Fuchs served as thesis adviser to Robin Sherman ’83, offering suggestions and guidance for her project on children’s educational television. Three decades earlier, Fuchs had led a discussion section for an American civilization course in which her mother, Fellow Barbara (Cantor) Sherman ’54, P’83, was enrolled.
“He was wonderful, and genuinely cared for his students,” Robin said. “He went above and beyond what you would expect from a professor.”
Fuchs arranged for Michael Bien ’77 and Jane Kahn ’77, who took several courses with him, to spend the spring semester of their junior year taking classes in the American Studies Department at the University of Hawaii. They were interested in the American immigrant experience, but their study had been limited to European immigration.
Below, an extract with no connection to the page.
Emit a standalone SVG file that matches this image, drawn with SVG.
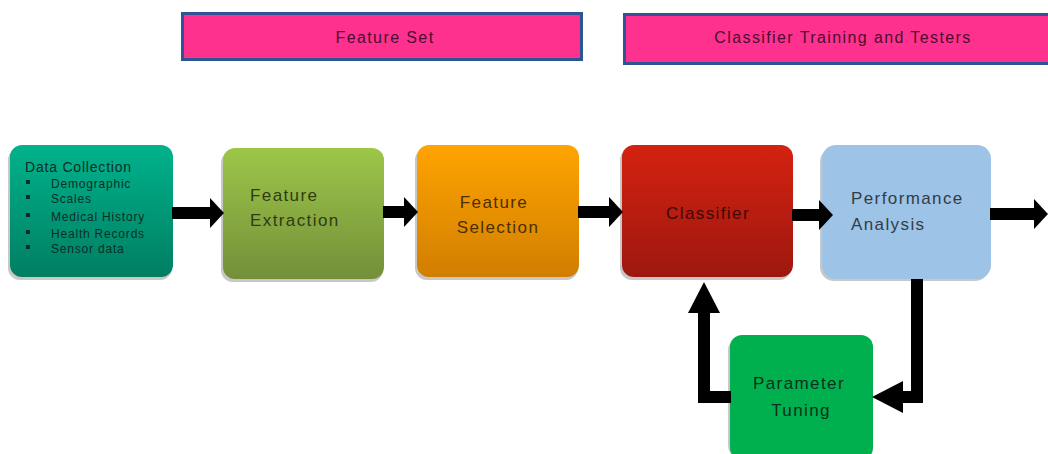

In Hawaii, they immersed themselves in the Asian and Pacific Islander immigrant culture.
“It was less about going to the library and reading than experiencing and witnessing a culture,” Bien said. “It was a life-changing experience.”
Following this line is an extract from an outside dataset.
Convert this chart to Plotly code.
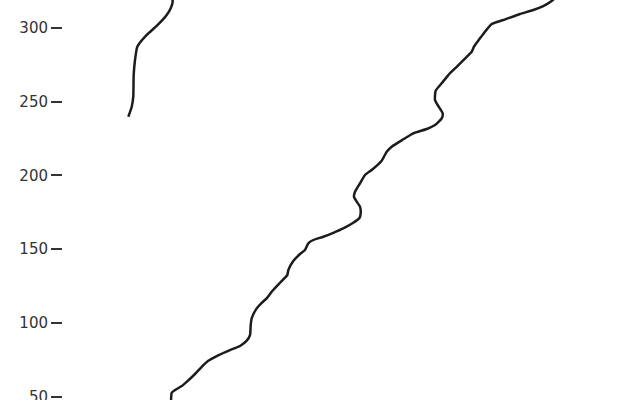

Bien and Kahn, who later married, stayed in touch with Fuchs for many years after graduation, and exchanged letters in the last couple of months after a gap of about 10 years.
“I treasure it very much that we had a chance to communicate before he died,” said Bien, who works with his wife, a fellow attorney, at Rosen Bien Galvan & Grunfeld in San Francisco. “Jane and I had a nice exchange with him.”
Gifts in his honor may be made to the Larry Fuchs Fund to support the American Studies Program, at Brandeis University, 415 South St., Mailstop 122, Waltham, MA 02453 or online.
Larry’s wife of 42 years, Betty Corcoran Hooven Fuchs, died late last year. He leaves his brother, Victor; four daughters, Janet Fuchs, Frances Fuchs, Naomi Fuchs and Carol Hooven Byrne; three sons, Michael Hooven, Fred Hooven and John Hooven; and nine grandchildren.